Elizabeth, Family & Random Speculation
Aug. 14th, 2009 12:11 am[reposted from wordpress]
There is a rather fascinating comment towards the end of Pride and Prejudice, after Elizabeth’s engagement to Darcy, particularly re: the insistence on the Bennets as a warm and affectionate family. (You know, Mr Bennet really loves his wife and only mocks his daughters because [ . . .], actually they are friendly, loving, just chaotic (–> natural). The book shows nothing of the kind; if it did, Elizabeth would probably be a much less attractive character – and I know a few Victorian critics took serious umbrage at her detachment from them, even as it is.)

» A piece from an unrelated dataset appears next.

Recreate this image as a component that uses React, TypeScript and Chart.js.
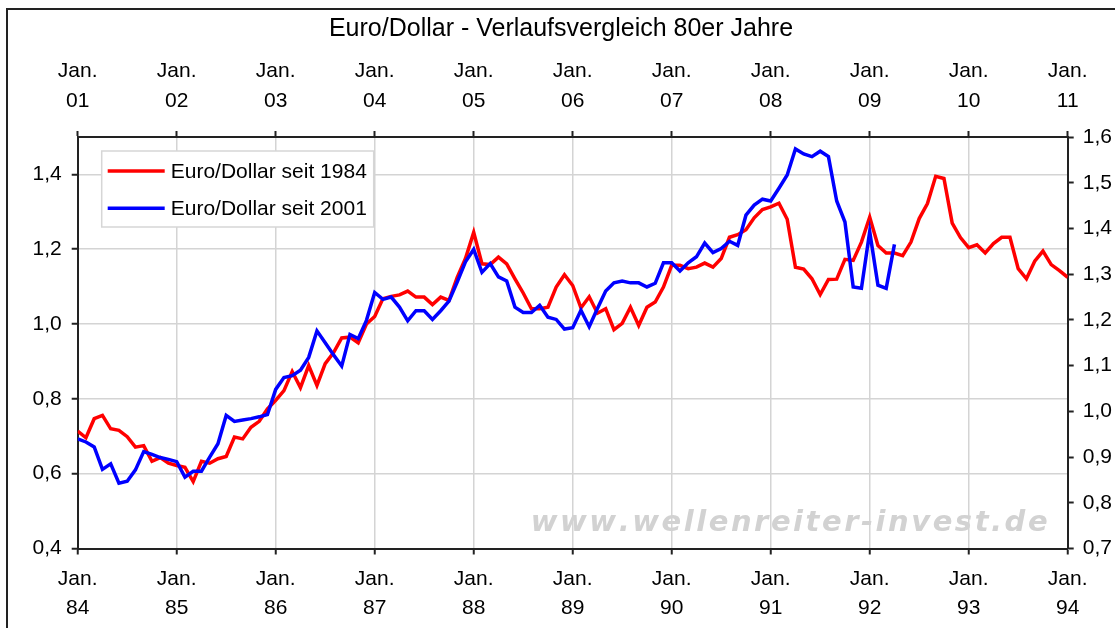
import React, { useEffect, useRef } from "react";
import { Chart, registerables } from "chart.js";

Chart.register(...registerables);

const TITLE = "Euro/Dollar - Verlaufsvergleich 80er Jahre";
const LABEL_1984 = "Euro/Dollar seit 1984";
const LABEL_2001 = "Euro/Dollar seit 2001";
const WATERMARK = "www.wellenreiter-invest.de";

const BOTTOM_YEARS = ["84", "85", "86", "87", "88", "89", "90", "91", "92", "93", "94"];
const TOP_YEARS = ["01", "02", "03", "04", "05", "06", "07", "08", "09", "10", "11"];
const MONTH_LABEL = "Jan.";

const LEFT_TICKS = [0.4, 0.6, 0.8, 1.0, 1.2, 1.4];
const RIGHT_TICKS = [0.7, 0.8, 0.9, 1.0, 1.1, 1.2, 1.3, 1.4, 1.5, 1.6];

// monthly values, Jan 1984 .. Jan 1994 (left axis)
const EURUSD_1984 = [
  0.714, 0.696, 0.747, 0.756, 0.720, 0.716, 0.699, 0.671, 0.675, 0.633, 0.643, 0.628,
  0.622, 0.617, 0.579, 0.633, 0.628, 0.640, 0.646, 0.698, 0.693, 0.724, 0.740, 0.773,
  0.796, 0.822, 0.873, 0.830, 0.889, 0.836, 0.894, 0.923, 0.963, 0.965, 0.950, 1.000,
  1.020, 1.068, 1.074, 1.078, 1.088, 1.072, 1.072, 1.052, 1.072, 1.063, 1.125, 1.175,
  1.245, 1.161, 1.159, 1.179, 1.161, 1.121, 1.083, 1.041, 1.041, 1.045, 1.099, 1.132,
  1.103, 1.043, 1.073, 1.029, 1.041, 0.985, 1.002, 1.045, 0.996, 1.045, 1.059, 1.099,
  1.157, 1.157, 1.148, 1.152, 1.163, 1.152, 1.175, 1.232, 1.239, 1.252, 1.284, 1.306,
  1.313, 1.323, 1.280, 1.152, 1.147, 1.121, 1.079, 1.119, 1.120, 1.173, 1.170, 1.219,
  1.286, 1.210, 1.190, 1.190, 1.183, 1.219, 1.282, 1.322, 1.395, 1.389, 1.270, 1.231,
  1.204, 1.212, 1.190, 1.215, 1.232, 1.232, 1.148, 1.121, 1.168, 1.195, 1.159, 1.143,
  1.125,
];

// monthly values, Jan 2001 .. Apr 2009 (right axis)
const EURUSD_2001 = [
  0.940, 0.933, 0.922, 0.873, 0.885, 0.843, 0.847, 0.872, 0.912, 0.906, 0.899, 0.895,
  0.890, 0.856, 0.869, 0.869, 0.900, 0.929, 0.991, 0.978, 0.981, 0.984, 0.988, 0.993,
  1.048, 1.074, 1.078, 1.090, 1.118, 1.176, 1.150, 1.124, 1.099, 1.168, 1.159, 1.199,
  1.260, 1.245, 1.250, 1.228, 1.198, 1.220, 1.220, 1.201, 1.220, 1.241, 1.283, 1.327,
  1.354, 1.304, 1.323, 1.294, 1.285, 1.228, 1.216, 1.216, 1.232, 1.206, 1.201, 1.180,
  1.183, 1.221, 1.185, 1.225, 1.263, 1.281, 1.285, 1.281, 1.281, 1.272, 1.280, 1.325,
  1.325, 1.307, 1.325, 1.338, 1.368, 1.347, 1.356, 1.372, 1.363, 1.429, 1.451, 1.464,
  1.460, 1.488, 1.517, 1.574, 1.563, 1.557, 1.569, 1.557, 1.460, 1.414, 1.272, 1.269,
  1.393, 1.276, 1.269, 1.365,
];

const FONT = "'Liberation Sans', Arial, sans-serif";
const fmt = (v: number) => v.toFixed(1).replace(".", ",");

const legendPlugin = {
  id: "boxLegend",
  afterDraw(chart: any) {
    const ctx = chart.ctx;
    const ca = chart.chartArea;
    const bx = ca.left + 24;
    const by = ca.top + 14;
    const bw = 272;
    const bh = 76;
    ctx.save();
    ctx.fillStyle = "#ffffff";
    ctx.fillRect(bx, by, bw, bh);
    ctx.strokeStyle = "#d6d6d6";
    ctx.lineWidth = 1.5;
    ctx.strokeRect(bx, by, bw, bh);
    ctx.font = `21px ${FONT}`;
    ctx.textBaseline = "middle";
    ctx.textAlign = "left";
    chart.data.datasets.forEach((ds: any, i: number) => {
      const y = by + 20 + i * 37.3;
      ctx.strokeStyle = ds.borderColor;
      ctx.lineWidth = 3.5;
      ctx.beginPath();
      ctx.moveTo(bx + 6, y);
      ctx.lineTo(bx + 63, y);
      ctx.stroke();
      ctx.fillStyle = "#000";
      ctx.fillText(ds.label, bx + 69, y + 1);
    });
    ctx.restore();
  },
};

const watermarkPlugin = {
  id: "watermark",
  beforeDatasetsDraw(chart: any) {
    const ctx = chart.ctx;
    const ca = chart.chartArea;
    ctx.save();
    ctx.font = `italic bold 29px 'DejaVu Sans', Verdana, sans-serif`;
    ctx.fillStyle = "#d2d2d2";
    ctx.textBaseline = "alphabetic";
    ctx.textAlign = "left";
    const targetW = 515;
    const w0 = ctx.measureText(WATERMARK).width;
    const sp = Math.max(0, (targetW - w0) / (WATERMARK.length - 1));
    let x = ca.left + 453;
    const y = ca.bottom - 18;
    for (const ch of WATERMARK) {
      ctx.fillText(ch, x, y);
      x += ctx.measureText(ch).width + sp;
    }
    ctx.restore();
  },
};

export default function App() {
  const ref = useRef<HTMLCanvasElement | null>(null);

  useEffect(() => {
    if (!ref.current) return;
    const tickFont = { family: FONT, size: 21, lineHeight: 1.4 };
    const chart = new Chart(ref.current, {
      type: "line",
      data: {
        datasets: [
          {
            label: LABEL_1984,
            data: EURUSD_1984.map((y, i) => ({ x: i, y })),
            borderColor: "#ff0000",
            backgroundColor: "#ff0000",
            borderWidth: 3.5,
            pointRadius: 0,
            fill: false,
            tension: 0,
            xAxisID: "x",
            yAxisID: "y",
            order: 1,
          },
          {
            label: LABEL_2001,
            data: EURUSD_2001.map((y, i) => ({ x: i, y })),
            borderColor: "#0000ff",
            backgroundColor: "#0000ff",
            borderWidth: 3.5,
            pointRadius: 0,
            fill: false,
            tension: 0,
            xAxisID: "x",
            yAxisID: "y2",
            order: 0,
          },
        ],
      },
      options: {
        responsive: false,
        animation: false,
        layout: { padding: { left: 7, top: 0, right: 0, bottom: 0 } },
        plugins: {
          legend: { display: false },
          tooltip: { enabled: false },
          title: {
            display: true,
            text: TITLE,
            color: "#000",
            font: { family: FONT, size: 25, weight: "normal", lineHeight: 1.2 },
            padding: { top: 14, bottom: 0 },
          },
        },
        scales: {
          x: {
            type: "linear",
            position: "bottom",
            min: 0,
            max: (BOTTOM_YEARS.length - 1) * 12,
            afterBuildTicks: (s: any) => {
              s.ticks = BOTTOM_YEARS.map((_, i) => ({ value: i * 12 }));
            },
            afterFit: (s: any) => {
              s.height = 79.5;
            },
            ticks: {
              autoSkip: false,
              maxRotation: 0,
              color: "#000",
              font: tickFont,
              padding: 10,
              callback: (v: any) => [MONTH_LABEL, BOTTOM_YEARS[Math.round(Number(v) / 12)]],
            },
            grid: { color: "#d4d4d4", lineWidth: 1.5, tickColor: "#222", tickLength: 6, tickWidth: 2 },
            border: { color: "#222", width: 2 },
          },
          x2: {
            type: "linear",
            position: "top",
            min: 0,
            max: (TOP_YEARS.length - 1) * 12,
            afterBuildTicks: (s: any) => {
              s.ticks = TOP_YEARS.map((_, i) => ({ value: i * 12 }));
            },
            afterFit: (s: any) => {
              s.height = 93;
            },
            ticks: {
              autoSkip: false,
              maxRotation: 0,
              color: "#000",
              font: tickFont,
              padding: 15.4,
              callback: (v: any) => [MONTH_LABEL, TOP_YEARS[Math.round(Number(v) / 12)]],
            },
            grid: { drawOnChartArea: false, tickColor: "#222", tickLength: 6, tickWidth: 2 },
            border: { color: "#222", width: 2 },
          },
          y: {
            type: "linear",
            position: "left",
            min: 0.4,
            max: 1.5,
            afterBuildTicks: (s: any) => {
              s.ticks = LEFT_TICKS.map((v) => ({ value: v }));
            },
            afterFit: (s: any) => {
              s.width = 70.7;
            },
            ticks: {
              color: "#000",
              font: tickFont,
              padding: 10,
              callback: (v: any) => fmt(Number(v)),
            },
            grid: { color: "#d4d4d4", lineWidth: 1.5, tickColor: "#222", tickLength: 6, tickWidth: 2 },
            border: { color: "#222", width: 2 },
          },
          y2: {
            type: "linear",
            position: "right",
            min: 0.7,
            max: 1.6,
            afterBuildTicks: (s: any) => {
              s.ticks = RIGHT_TICKS.map((v) => ({ value: v }));
            },
            afterFit: (s: any) => {
              s.width = 47.3;
            },
            ticks: {
              color: "#000",
              font: tickFont,
              padding: 9,
              callback: (v: any) => fmt(Number(v)),
            },
            grid: { drawOnChartArea: false, tickColor: "#222", tickLength: 6, tickWidth: 2 },
            border: { color: "#222", width: 2 },
          },
        },
      } as any,
      plugins: [watermarkPlugin, legendPlugin],
    });
    return () => chart.destroy();
  }, []);

  return (
    <div
      style={{
        position: "fixed",
        left: 0,
        top: 0,
        width: 1115,
        height: 628,
        overflow: "hidden",
        background: "#ffffff",
      }}
    >
      <div
        style={{
          position: "absolute",
          left: 6,
          top: 8,
          width: 1300,
          height: 800,
          borderLeft: "2px solid #222",
          borderTop: "2px solid #222",
        }}
      />
      <canvas
        ref={ref}
        width={1115}
        height={628}
        style={{ position: "absolute", left: 0, top: 0, width: 1115, height: 628 }}
      />
    </div>
  );
}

By the end of the novel, she is no longer taking offence at Darcy’s palpable discomfort around her family; rather, she attempts to protect him from them. But that’s not the line I’m thinking of, though I find it significant and darling and an awesome reversal of gender-roles. I’m thinking of the one which follows it – that Elizabeth’s family makes life so impossible for her that she has almost no enjoyment of her own engagement, and can only long for her escape from ’society so little pleasing to either [herself and Darcy]‘. She feels not the slightest regret at leaving her home or her family behind, even though it entails a separation of several hundred miles from her beloved father and sister – she wants only to be gone to Pemberley.